シミュレーションシナリオがほぼ自動で完成
高度に自動化されたプロセス(図2)では、車載センサから得たデータを使用して、シミュレーションに必要な成果物(シミュレーションシナリオ)を作成します。まずはじめに、入手した計測データは時間と空間に基づいて、シーンや道路の状況に応じた座標系に配置されます。次に、AIでアノテーションを行って関連情報を抽出します。KITECHではここにおいて、dSPACEの子会社であるunderstand.ai社のツールを使用して必要なアノテーションを生成しました。そして次のステップとして、抽出された情報をシミュレーション可能なシナリオに変換します。それぞれのシミュレーションは、正確な道路モデルに基づいています。このプロジェクトでは、10の交差点とカメラで検出可能なすべての路面標識を含む2.3 kmのコースの道路モデルを使用しました。
高度な環境モデル
道路モデル以外にも、このシナリオにはコース付近のすべての静止オブジェクトを含む3Dの環境モデルが組み込まれており、70の建物、45のフェンス、壁、道路標識、信号機、街灯、樹木などが含まれています。環境モデルは物理ベースのLiDARシミュレーションで使用されているため、オブジェクトの素材は可能な限り現実に即してシミュレートされています。さらにこちらのシミュレーションシナリオは、他のトラフィックオブジェクトを表す動的オブジェクトによっても補完されています。トラフィックオブジェクトの種類、外観、および動作は、単純な動作モデルに基づいてランダムに定義されます。各種のトラフィックシナリオは、計測データから抽出してシミュレーションで再生することも可能です。
仮想環境での検証
新たに作成された仮想世界では今や、運転機能のさまざまな階層をテストすることができます。これには、畳み込みニューラルネットワーク(CNN)ベースで車両や信号機を検出したり、ボクセルグリッドやバウンディングボックスのフィルタリングによって障害物を検出したり、さらにはHDマップベースで軌道を計画したりする際に使用する各種の認知アルゴリズムも含まれています。
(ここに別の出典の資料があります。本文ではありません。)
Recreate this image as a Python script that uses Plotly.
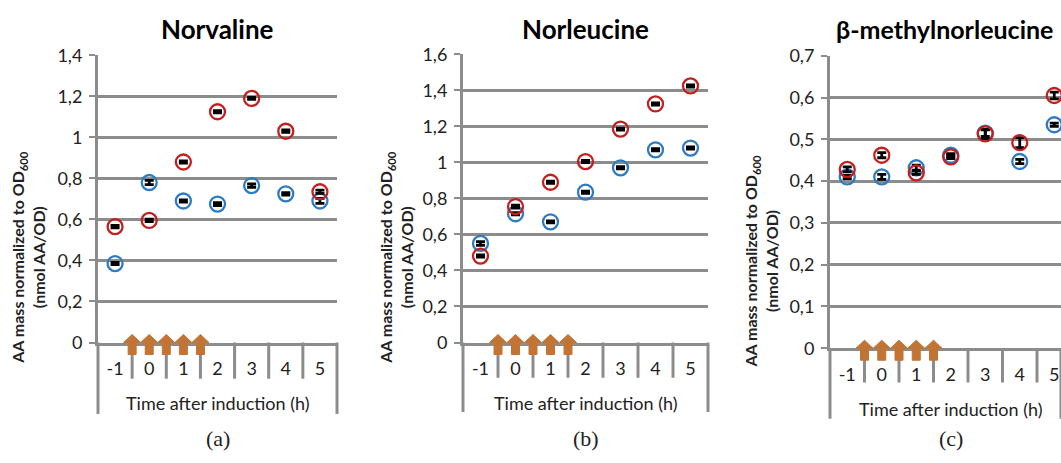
import plotly.graph_objects as go

W, H = 1061, 463

# ---------------- data ----------------
times = [-1, 0, 1, 2, 3, 4, 5]
time_labels = ["-1", "0", "1", "2", "3", "4", "5"]
induction_times = [-0.5, 0, 0.5, 1, 1.5]

titles = ["Norvaline", "Norleucine", "β-methylnorleucine"]
panel_letters = ["(a)", "(b)", "(c)"]

norvaline_red = [0.565, 0.595, 0.88, 1.125, 1.19, 1.03, 0.735]
norvaline_red_err = [0.006, 0.006, 0.005, 0.005, 0.005, 0.006, 0.008]
norvaline_blue = [0.385, 0.78, 0.69, 0.675, 0.765, 0.725, 0.69]
norvaline_blue_err = [0.005, 0.01, 0.005, 0.007, 0.008, 0.006, 0.012]

norleucine_red = [0.48, 0.755, 0.89, 1.005, 1.185, 1.325, 1.425]
norleucine_red_err = [0.006, 0.008, 0.006, 0.006, 0.006, 0.006, 0.006]
norleucine_blue = [0.55, 0.715, 0.67, 0.835, 0.97, 1.07, 1.08]
norleucine_blue_err = [0.01, 0.006, 0.005, 0.006, 0.006, 0.006, 0.006]

bmnl_red = [0.428, 0.462, 0.42, 0.458, 0.513, 0.492, 0.605]
bmnl_red_err = [0.006, 0.006, 0.004, 0.004, 0.011, 0.012, 0.008]
bmnl_blue = [0.41, 0.41, 0.432, 0.462, 0.515, 0.447, 0.535]
bmnl_blue_err = [0.004, 0.006, 0.006, 0.004, 0.008, 0.005, 0.004]

yticks_a = [0, 0.2, 0.4, 0.6, 0.8, 1.0, 1.2, 1.4]
yticklabels_a = ["0", "0,2", "0,4", "0,6", "0,8", "1", "1,2", "1,4"]
yticks_b = [0, 0.2, 0.4, 0.6, 0.8, 1.0, 1.2, 1.4, 1.6]
yticklabels_b = ["0", "0,2", "0,4", "0,6", "0,8", "1", "1,2", "1,4", "1,6"]
yticks_c = [0, 0.1, 0.2, 0.3, 0.4, 0.5, 0.6, 0.7]
yticklabels_c = ["0", "0,1", "0,2", "0,3", "0,4", "0,5", "0,6", "0,7"]

# ---------------- styling ----------------
RED = "#C41E1E"
BLUE = "#2E7BC4"
ARROW = "#C27434"
GRID = "#8C8C8C"
FONT = "Lato"

def fx(p):
    return p / W

def fy(p):
    return 1 - p / H

panels = [
    dict(red=norvaline_red, rerr=norvaline_red_err, blue=norvaline_blue, berr=norvaline_blue_err,
         yt=yticks_a, ytl=yticklabels_a, ymax=1.4,
         xl=98, xr=337, xmax=5.5, y0=347, ytop=45.5, cx=217.5, tcx=217.5, tsize=26,
         ybot=422, divbot=385, xt_y=410, let_y=448, ytitle_x=28, ytitle_y=258),
    dict(red=norleucine_red, rerr=norleucine_red_err, blue=norleucine_blue, berr=norleucine_blue_err,
         yt=yticks_b, ytl=yticklabels_b, ymax=1.6,
         xl=463, xr=708, xmax=5.5, y0=347, ytop=44.5, cx=585.5, tcx=585.5, tsize=26,
         ybot=420, divbot=384, xt_y=410, let_y=448, ytitle_x=396, ytitle_y=258),
    dict(red=bmnl_red, rerr=bmnl_red_err, blue=bmnl_blue, berr=bmnl_blue_err,
         yt=yticks_c, ytl=yticklabels_c, ymax=0.7,
         xl=830, xr=1061, xmax=-1.5 + (1061 - 830) / 34.5, y0=353, ytop=46, cx=950.5, tcx=944, tsize=25,
         ybot=427, divbot=389, xt_y=417, let_y=448, ytitle_x=761, ytitle_y=262),
]

fig = go.Figure()
shapes = []
annotations = []
layout_axes = {}

for i, p in enumerate(panels):
    n = "" if i == 0 else str(i + 1)
    xa, ya = "x" + n, "y" + n
    # series
    for vals, errs, col in ((p["blue"], p["berr"], BLUE), (p["red"], p["rerr"], RED)):
        fig.add_trace(go.Scatter(
            x=times, y=vals, xaxis=xa, yaxis=ya, mode="markers",
            marker=dict(symbol="circle-open", size=15, color=col, line=dict(width=2.3, color=col)),
            error_y=dict(type="data", array=errs, visible=True, color="black", thickness=2.8, width=4.5),
            showlegend=False, hoverinfo="x+y",
        ))
    layout_axes["xaxis" + n] = dict(
        domain=[fx(p["xl"]), fx(p["xr"])], range=[-1.5, p["xmax"]], anchor=ya,
        showgrid=False, zeroline=False, showline=True, linecolor=GRID, linewidth=3,
        tickmode="array", tickvals=times, ticktext=time_labels, ticks="",
        tickfont=dict(family=FONT, size=18, color="#222"), ticklabelstandoff=8,
        fixedrange=True,
    )
    layout_axes["yaxis" + n] = dict(
        domain=[fy(p["y0"]), fy(p["ytop"])], range=[0, p["ymax"]], anchor=xa,
        showgrid=True, gridcolor=GRID, gridwidth=3, zeroline=False,
        showline=True, linecolor=GRID, linewidth=3,
        tickmode="array", tickvals=p["yt"], ticktext=p["ytl"],
        ticks="outside", ticklen=6, tickcolor=GRID, tickwidth=2,
        tickfont=dict(family=FONT, size=18, color="#222"), ticklabelstandoff=3,
        fixedrange=True,
    )
    # frame of the category area below the axis
    for xpx in (p["xl"], p["xr"]):
        shapes.append(dict(type="line", xref="paper", yref="paper",
                           x0=fx(xpx), x1=fx(xpx), y0=fy(p["y0"]), y1=fy(p["ybot"]),
                           line=dict(color=GRID, width=3), layer="below"))
    for t in times[:-1]:
        shapes.append(dict(type="line", xref=xa, yref="paper",
                           x0=t + 0.5, x1=t + 0.5, y0=fy(p["y0"]), y1=fy(p["divbot"]),
                           line=dict(color=GRID, width=3), layer="below"))
    # induction arrows
    for t in induction_times:
        shapes.append(dict(
            type="path", xref=xa, yref="paper", xsizemode="pixel", ysizemode="pixel",
            xanchor=t, yanchor=fy(p["y0"]),
            path="M 0 8 L 8.5 0 L 4 0 L 4 -12 L -4 -12 L -4 0 L -8.5 0 Z",
            fillcolor=ARROW, line=dict(color=ARROW, width=1), layer="above"))
    cx = p["cx"]
    annotations.append(dict(text="<b>%s</b>" % titles[i], xref="paper", yref="paper",
                            x=fx(p["tcx"]), y=fy(18), xanchor="center", yanchor="middle",
                            showarrow=False, font=dict(family=FONT, size=p["tsize"], color="black")))
    annotations.append(dict(text="Time after induction (h)", xref="paper", yref="paper",
                            x=fx(cx), y=fy(p["xt_y"]), xanchor="center", yanchor="middle",
                            showarrow=False, font=dict(family=FONT, size=18, color="#222")))
    annotations.append(dict(text=panel_letters[i], xref="paper", yref="paper",
                            x=fx(cx), y=fy(p["let_y"]), xanchor="center", yanchor="middle",
                            showarrow=False, font=dict(family="Liberation Serif", size=22, color="#222")))
    annotations.append(dict(text="<b>AA mass normalized to OD<sub>600</sub><br>(nmol AA/OD)</b>",
                            xref="paper", yref="paper", x=fx(p["ytitle_x"]), y=fy(p["ytitle_y"]),
                            xanchor="center", yanchor="middle", textangle=-90,
                            showarrow=False, font=dict(family=FONT, size=16, color="#222")))

fig.update_layout(
    width=W, height=H, margin=dict(l=0, r=0, t=0, b=0),
    paper_bgcolor="white", plot_bgcolor="white",
    shapes=shapes, annotations=annotations, showlegend=False,
    **layout_axes,
)

fig.write_html("out.html", config={"displayModeBar": False})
シミュレーション時には、すべてのセンサに関連するセンサデータ(カメラ×7、LiDAR×4、レーダー×4、V2X、車両ステータス情報、およびGPS)が高度な現実性のままに再現されます。仮想環境内のバーチャルビークルは、計画された軌道をたどり、取得した障害物や環境の情報に合わせて速度を調整する必要がありますが、天候や交通量などのパラメータを変更すれば、異なる種類のシナリオをいくつでも生成し、それらを何千回でも走破することが可能です。そのためピョンドン市でプロトタイプが初めて現実の走行を迎える前の段階で重大な状況を検出しておくことができるのです。
Wongun Kim博士、KITECH
dSPACE MAGAZINE、2020年11月発行
KITECHについて
Korean Institute of Industrial Techology(KITECH)は、技術の移転と商用化に特化した研究機関です。同機関は1989年に設立され、産業界、特に量産指向の中小企業(SME)向けにサポートを提供しています。